From early times, the varieties of the script were not only geographical; there were also some variants according to the style of writing. Indeed, according to Nadim, the early Mecca-Medina branch had three vari and the Kufa-Basra branch had six. Nadim distinguishes also three varieties of the somewhat later Isfahani branch, one of which, the qairamus, became the prototype of the Persian. Of these various early styles mentioned by Nadim, only two have been identified, the ma'il, a sloping delicate hand, and the mashg, an elongated or "spread-out writing with undue spacing between the letters, which was common in early Cufic Codices" (Jeffery).
Development of Arabic Script: Kufic and Naskhi (Fig. 132, col. 5, 6 and 9.)
On the whole, it may be said that in the early Mohammedan period there were two main types of Arabic writing, the Kufic or Cufic30 termed from the town Kufa, in Mesopotamia, the seat of a famous Moslem school and the Naskhi. Kufic, which developed towards the end of the seventh century A.D. in the two old centres of Kufa and Basra, was a beautiful, monumental script. It was employed mainly for writing on stone and on metal, and especially in painted or carved inscriptions on the walls of the mosques, and on coins (Fig. 134).

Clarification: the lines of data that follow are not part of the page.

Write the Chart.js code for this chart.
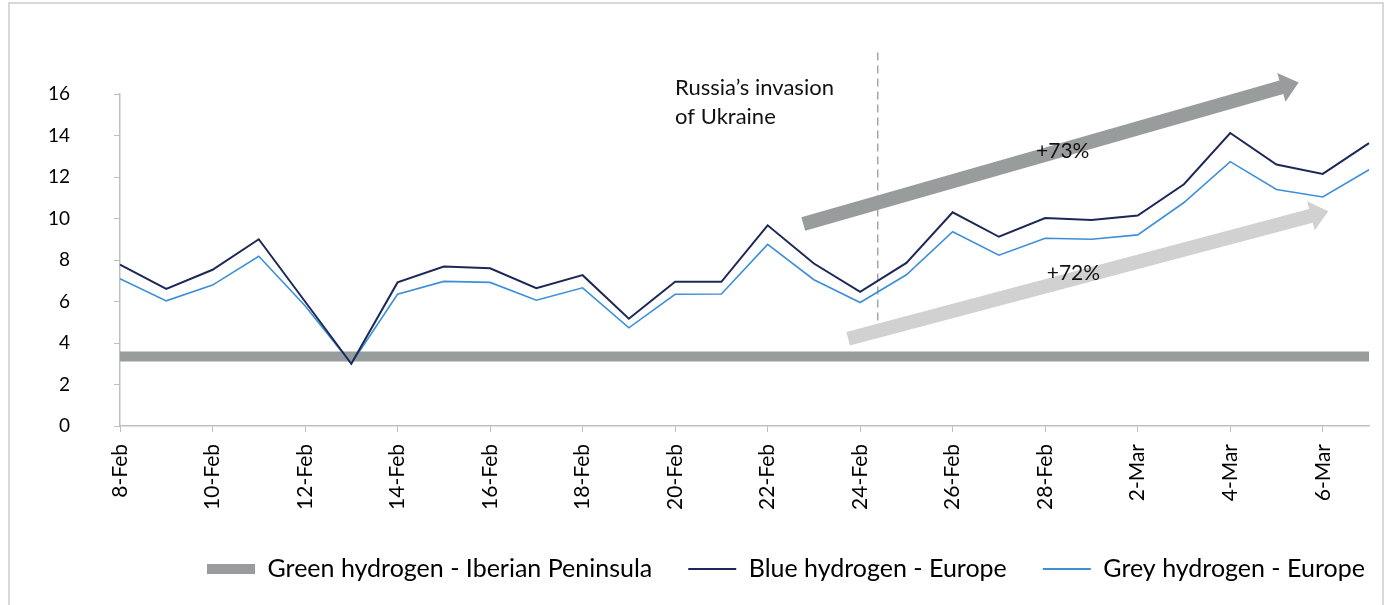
<!DOCTYPE html>
<html>
<head>
<meta charset="utf-8">
<script src="https://cdn.jsdelivr.net/npm/chart.js@4.4.0/dist/chart.umd.min.js"></script>
<style>
  body { margin: 0; background: #fff; }
  #frame { position: absolute; left: 8px; top: 2px; width: 1376px; height: 620px; border: 2px solid #d9d9d9; box-sizing: border-box; }
  #wrap { position: absolute; left: 0; top: 0; width: 1389px; height: 605px; }
</style>
</head>
<body>
<div id="frame"></div>
<div id="wrap"><canvas id="abc"></canvas></div>
<script>
const days = ["8-Feb","9-Feb","10-Feb","11-Feb","12-Feb","13-Feb","14-Feb","15-Feb","16-Feb","17-Feb","18-Feb","19-Feb","20-Feb","21-Feb","22-Feb","23-Feb","24-Feb","25-Feb","26-Feb","27-Feb","28-Feb","1-Mar","2-Mar","3-Mar","4-Mar","5-Mar","6-Mar","7-Mar"];
const greenValues = [3.35,3.35,3.35,3.35,3.35,3.35,3.35,3.35,3.35,3.35,3.35,3.35,3.35,3.35,3.35,3.35,3.35,3.35,3.35,3.35,3.35,3.35,3.35,3.35,3.35,3.35,3.35,3.35];
const blueValues = [7.78,6.61,7.53,9.0,6.0,3.0,6.92,7.69,7.6,6.64,7.27,5.17,6.95,6.95,9.67,7.83,6.47,7.86,10.3,9.12,10.02,9.93,10.14,11.65,14.12,12.6,12.15,13.63];
const greyValues = [7.1,6.03,6.79,8.18,5.8,3.0,6.35,6.97,6.92,6.06,6.66,4.73,6.35,6.36,8.75,7.05,5.95,7.29,9.36,8.23,9.05,9.0,9.21,10.77,12.74,11.4,11.04,12.35];
const yTicks = [0,2,4,6,8,10,12,14,16];

// annotations in data units (x = day index, y = value)
const invasionAt = 16.38;
const arrowDark = {from: [14.77, 9.73], to: [25.48, 16.56], color: "#999c9c", label: "+73%", labelAt: [20.38, 13.23]};
const arrowLight = {from: [15.74, 4.2], to: [26.12, 10.35], color: "#d0d1d0", label: "+72%", labelAt: [20.61, 7.35]};

function drawArrow(ctx, x1, y1, x2, y2, shaft, headW, headL, color) {
  const dx = x2 - x1, dy = y2 - y1;
  const len = Math.sqrt(dx*dx + dy*dy);
  const ux = dx/len, uy = dy/len, nx = -uy, ny = ux;
  const bx = x2 - ux*headL, by = y2 - uy*headL;
  ctx.save();
  ctx.fillStyle = color;
  ctx.beginPath();
  ctx.moveTo(x1 + nx*shaft/2, y1 + ny*shaft/2);
  ctx.lineTo(bx + nx*shaft/2, by + ny*shaft/2);
  ctx.lineTo(bx + nx*headW/2, by + ny*headW/2);
  ctx.lineTo(x2, y2);
  ctx.lineTo(bx - nx*headW/2, by - ny*headW/2);
  ctx.lineTo(bx - nx*shaft/2, by - ny*shaft/2);
  ctx.lineTo(x1 - nx*shaft/2, y1 - ny*shaft/2);
  ctx.closePath();
  ctx.fill();
  ctx.restore();
}

const legendPad = 36;
const extras = {
  id: "extras",
  afterLayout(chart) {
    // keep the legend on one row, placed like the original
    const lg = chart.legend;
    lg.left = 207 - legendPad;
    lg.right = 1600;
    lg.top = 569 - 12.5 - legendPad;
  },
  beforeDatasetsDraw(chart) {
    const ctx = chart.ctx, x = chart.scales.x, y = chart.scales.y;
    const px = x.getPixelForValue(invasionAt);
    ctx.save();
    ctx.strokeStyle = "#a6a6a6";
    ctx.lineWidth = 1.5;
    ctx.setLineDash([8, 5]);
    ctx.beginPath();
    ctx.moveTo(px, y.getPixelForValue(18));
    ctx.lineTo(px, y.getPixelForValue(4.65));
    ctx.stroke();
    ctx.restore();
  },
  afterDatasetsDraw(chart) {
    const ctx = chart.ctx, x = chart.scales.x, y = chart.scales.y;
    [arrowDark, arrowLight].forEach(a => {
      drawArrow(ctx, x.getPixelForValue(a.from[0]), y.getPixelForValue(a.from[1]),
        x.getPixelForValue(a.to[0]), y.getPixelForValue(a.to[1]), 14, 30, 18, a.color);
    });
    ctx.save();
    ctx.fillStyle = "#111";
    ctx.font = "21px Lato";
    ctx.textBaseline = "middle";
    ctx.textAlign = "center";
    [arrowDark, arrowLight].forEach(a => {
      ctx.fillText(a.label, x.getPixelForValue(a.labelAt[0]), y.getPixelForValue(a.labelAt[1]));
    });
    ctx.font = "22px Lato";
    ctx.textAlign = "left";
    ctx.textBaseline = "alphabetic";
    ctx.fillText("Russia\u2019s invasion", x.getPixelForValue(12), y.getPixelForValue(15.93));
    ctx.fillText("of Ukraine", x.getPixelForValue(12), y.getPixelForValue(14.57));
    ctx.restore();
  }
};

var a = document.getElementById("abc");
new Chart(a, {
  type: "line",
  data: {
    labels: days,
    datasets: [
      {label: "Green hydrogen - Iberian Peninsula", data: greenValues, borderColor: "#999c9c", backgroundColor: "#999c9c", borderWidth: 10, pointRadius: 0, order: 3, legendWidth: 10},
      {label: "Blue hydrogen - Europe", data: blueValues, borderColor: "#1c2856", backgroundColor: "#1c2856", borderWidth: 2, pointRadius: 0, order: 1, legendWidth: 2},
      {label: "Grey hydrogen - Europe", data: greyValues, borderColor: "#3d8fd8", backgroundColor: "#3d8fd8", borderWidth: 1.6, pointRadius: 0, order: 2, legendWidth: 2}
    ]
  },
  options: {
    responsive: true,
    maintainAspectRatio: false,
    animation: false,
    layout: {padding: {top: 94, right: 20, bottom: 0, left: 0}},
    scales: {
      x: {
        offset: false,
        grid: {drawOnChartArea: false, drawTicks: true, tickLength: 6, color: "#bfbfbf"},
        border: {color: "#bfbfbf", width: 1.5},
        ticks: {
          autoSkip: false, maxRotation: 90, minRotation: 90, padding: 12, color: "#000",
          font: {family: "Lato", size: 21},
          callback: function(v, i) { return i % 2 === 0 ? days[i] : null; }
        },
        afterFit: function(s) { s.height = 108; }
      },
      y: {
        min: 0, max: 16,
        afterBuildTicks: function(s) { s.ticks = yTicks.map(v => ({value: v})); },
        grid: {drawOnChartArea: false, drawTicks: true, tickLength: 6, color: "#bfbfbf"},
        border: {color: "#bfbfbf", width: 1.5},
        ticks: {color: "#000", padding: 44, font: {family: "Lato", size: 19}},
        afterFit: function(s) { s.width = 120; }
      }
    },
    plugins: {
      tooltip: {enabled: false},
      legend: {
        position: "bottom",
        align: "start",
        labels: {
          usePointStyle: true,
          pointStyleWidth: 48,
          padding: legendPad,
          color: "#000",
          font: {family: "Lato", size: 25},
          generateLabels: function(chart) {
            return chart.data.datasets.map((ds, i) => ({
              text: ds.label, strokeStyle: ds.borderColor, fillStyle: ds.borderColor,
              lineWidth: ds.legendWidth, pointStyle: "line", datasetIndex: i, hidden: false
            }));
          }
        }
      }
    }
  },
  plugins: [extras]
});
</script>
</body>
</html>
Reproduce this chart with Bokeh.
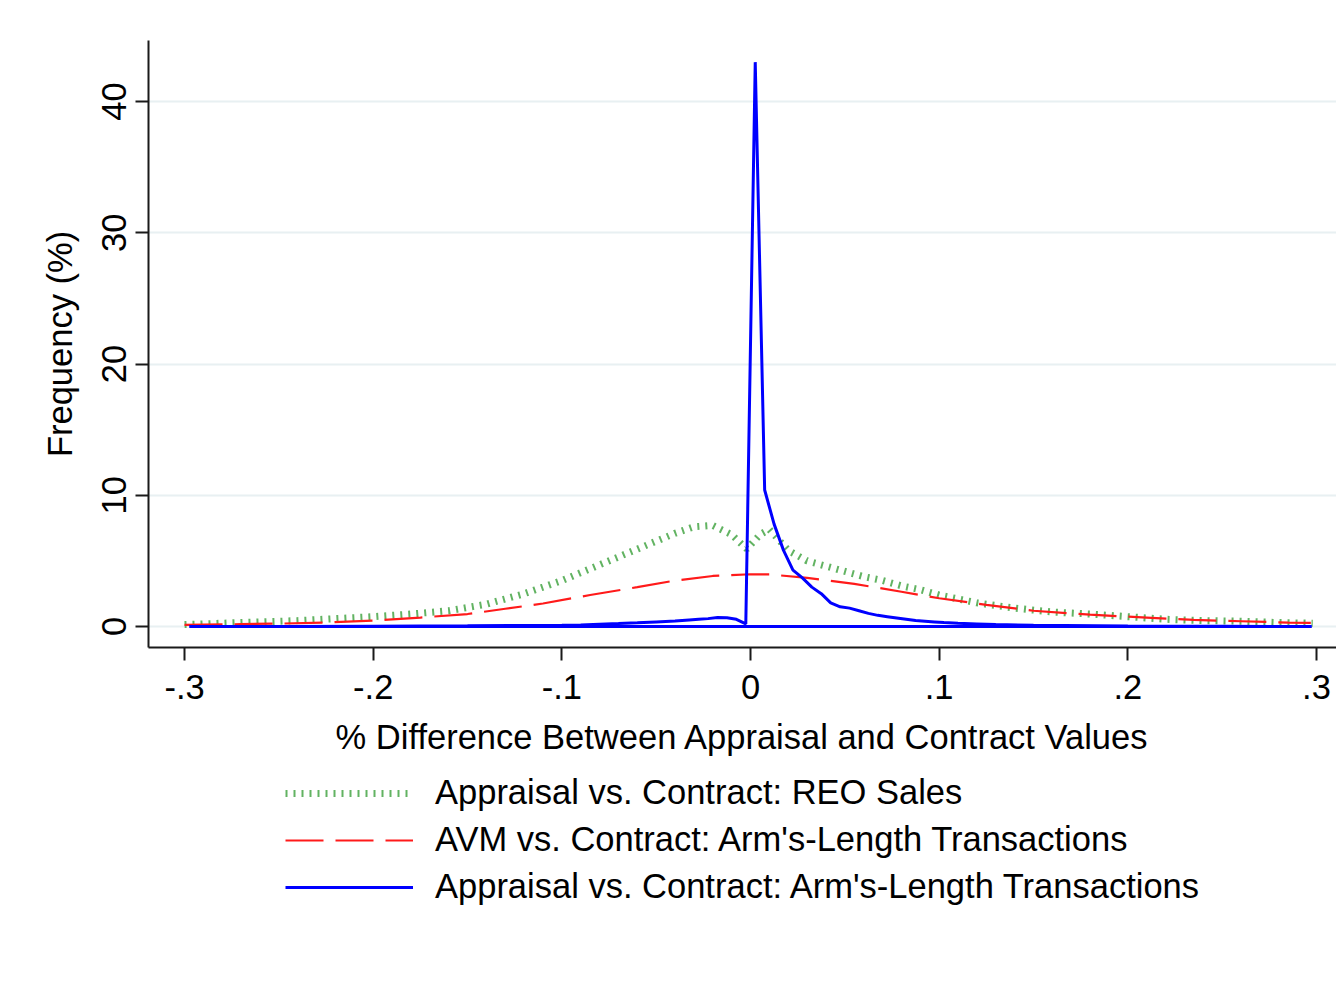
from bokeh.plotting import figure
from bokeh.layouts import column
from bokeh.models import FixedTicker, Range1d, Legend, LegendItem
from bokeh.embed import file_html
from bokeh.resources import INLINE

# ---- data ----
reo_x = [-0.30, -0.28, -0.26, -0.24, -0.22, -0.20, -0.18, -0.16, -0.14, -0.12, -0.11, -0.10,
         -0.09, -0.08, -0.07, -0.06, -0.05, -0.04, -0.03, -0.02, -0.01, -0.002, 0.005, 0.01,
         0.02, 0.03, 0.04, 0.05, 0.06, 0.07, 0.08, 0.09, 0.10, 0.12, 0.14, 0.16, 0.18,
         0.20, 0.22, 0.24, 0.26, 0.28, 0.298]
reo_y = [0.15, 0.25, 0.35, 0.45, 0.6, 0.75, 0.95, 1.2, 1.7, 2.5, 3.0, 3.5,
         4.1, 4.7, 5.3, 5.9, 6.5, 7.1, 7.6, 7.7, 7.0, 5.9, 7.0, 7.4,
         5.8, 5.0, 4.6, 4.2, 3.8, 3.5, 3.1, 2.8, 2.4, 1.8, 1.4, 1.1, 0.95,
         0.75, 0.55, 0.45, 0.4, 0.3, 0.25]

avm_x = [-0.30, -0.27, -0.25, -0.225, -0.20, -0.175, -0.15, -0.13, -0.11, -0.085, -0.06,
         -0.04, -0.02, 0.0, 0.01, 0.03, 0.055, 0.08, 0.10, 0.125, 0.15, 0.18, 0.21,
         0.235, 0.26, 0.285, 0.297]
avm_y = [0.12, 0.18, 0.22, 0.3, 0.45, 0.68, 0.95, 1.35, 1.75, 2.4, 3.0,
         3.5, 3.85, 3.98, 3.97, 3.7, 3.25, 2.65, 2.15, 1.65, 1.2, 0.9, 0.68,
         0.5, 0.4, 0.3, 0.28]

arm_x = [-0.2975, -0.25, -0.20, -0.15, -0.10, -0.09, -0.08, -0.07, -0.06, -0.05, -0.04,
         -0.0325, -0.0275, -0.0225, -0.0175, -0.0125, -0.0075, -0.0025, 0.0025, 0.0075,
         0.0125, 0.0175, 0.0225, 0.0275, 0.0325, 0.0375, 0.0425, 0.0475, 0.0525, 0.0575,
         0.0625, 0.0675, 0.0725, 0.0775, 0.0825, 0.0875, 0.0925, 0.0975, 0.1025, 0.11,
         0.12, 0.13, 0.15, 0.20, 0.25, 0.2975, -0.2975]
arm_y = [0.0, 0.0, 0.02, 0.05, 0.1, 0.12, 0.17, 0.22, 0.28, 0.35, 0.42,
         0.5, 0.55, 0.6, 0.68, 0.66, 0.55, 0.2, 43.0, 10.4,
         7.8, 5.8, 4.3, 3.7, 3.0, 2.5, 1.8, 1.5, 1.4, 1.2,
         1.0, 0.85, 0.75, 0.65, 0.55, 0.45, 0.4, 0.35, 0.3, 0.25,
         0.2, 0.15, 0.1, 0.04, 0.02, 0.0, 0.0]

x_ticks = [-0.3, -0.2, -0.1, 0.0, 0.1, 0.2, 0.3]
x_tick_labels = ["-.3", "-.2", "-.1", "0", ".1", ".2", ".3"]
y_ticks = [0, 10, 20, 30, 40]
y_tick_labels = ["0", "10", "20", "30", "40"]

labels = ["Appraisal vs. Contract: REO Sales",
          "AVM vs. Contract: Arm's-Length Transactions",
          "Appraisal vs. Contract: Arm's-Length Transactions"]

FONT = "Liberation Sans"
FS = "34.5px"

GREEN = dict(line_color="#2e9a2e", line_width=7, line_dash="2 6", line_alpha=0.75)
RED = dict(line_color="#ff1a1a", line_width=2.2, line_dash="38 12")
BLUE = dict(line_color="#0000ff", line_width=3)

p = figure(frame_width=1188, frame_height=607, output_backend="svg", toolbar_location=None,
           x_range=Range1d(-0.3191, 0.3106), y_range=Range1d(-1.6, 44.65),
           min_border_left=148, min_border_right=0, min_border_top=40, min_border_bottom=125)
p.outline_line_color = None
p.background_fill_color = "white"

p.line(reo_x, reo_y, **GREEN)
p.line(avm_x, avm_y, **RED)
p.line(arm_x, arm_y, **BLUE)

for ax in (p.xaxis[0], p.yaxis[0]):
    ax.axis_line_color = "#1a1a1a"
    ax.axis_line_width = 2
    ax.major_tick_line_color = "#1a1a1a"
    ax.major_tick_line_width = 2
    ax.major_tick_out = 13
    ax.major_tick_in = 0
    ax.minor_tick_line_color = None
    ax.major_label_text_font = FONT
    ax.major_label_text_font_size = FS
    ax.major_label_text_color = "black"
    ax.axis_label_text_font = FONT
    ax.axis_label_text_font_size = FS
    ax.axis_label_text_font_style = "normal"
    ax.axis_label_text_color = "black"

p.xaxis.ticker = FixedTicker(ticks=x_ticks)
p.xaxis.major_label_overrides = {t: l for t, l in zip(x_ticks, x_tick_labels)}
p.yaxis.ticker = FixedTicker(ticks=y_ticks)
p.yaxis.major_label_overrides = {t: l for t, l in zip(y_ticks, y_tick_labels)}
p.yaxis.major_label_orientation = "vertical"
p.xaxis.axis_label = "% Difference Between Appraisal and Contract Values"
p.yaxis.axis_label = "Frequency (%)"
p.xaxis.major_label_standoff = 14
p.xaxis.axis_label_standoff = 16
p.yaxis.major_label_standoff = 9
p.yaxis.axis_label_standoff = 21

p.xgrid.grid_line_color = None
p.ygrid.grid_line_color = "#e8f0f2"
p.ygrid.grid_line_width = 2

# legend panel: a second, axis-less figure whose series lie outside its view
leg = figure(width=1336, height=150, output_backend="svg", toolbar_location=None,
             x_range=Range1d(-0.3191, 0.3106), y_range=Range1d(100, 200),
             min_border=0, x_axis_location=None, y_axis_location=None)
leg.outline_line_color = None
leg.xgrid.grid_line_color = None
leg.ygrid.grid_line_color = None
g2 = leg.line(reo_x, reo_y, **GREEN)
r2 = leg.line(avm_x, avm_y, **RED)
b2 = leg.line(arm_x, arm_y, **BLUE)

legend = Legend(items=[LegendItem(label=labels[0], renderers=[g2]),
                       LegendItem(label=labels[1], renderers=[r2]),
                       LegendItem(label=labels[2], renderers=[b2])],
                location=(137, 16), orientation="vertical",
                glyph_width=128, glyph_height=30, label_height=30, spacing=8,
                label_standoff=22, padding=0, margin=0,
                border_line_color=None, background_fill_alpha=0,
                label_text_font=FONT, label_text_font_size=FS, label_text_color="black")
leg.add_layout(legend, "center")

layout = column(p, leg, spacing=0)
open("out.html", "w").write(file_html(layout, INLINE))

There are, however, many beautiful Qur'an manuscripts extant which were executed on broad parchment rolls, and written in the heavy lapidary Kufic style. It was a large, bold, but stylized hand; its letters are generally thick, squat and upright, and rather angular. With the high development of Arabic calligraphy, Kufic became more and more consistent in the height and thickness and form of the letters, and became an exceptionally ästhetic script. Kufic gave rise to a number of varieties, mostly mediæval, in northern (known as Maghribi, or "western," Fig. 132, col. 7) and central Africa, Spain, and northern Arabia (Fig. 132, col. 8: 134, 2); the last is known as Qarmathian, and is considered by some scholars as "a particular kind of Naskhi." Kufic has been discontinued except for formal purposes, where cursive writing cannot be employed.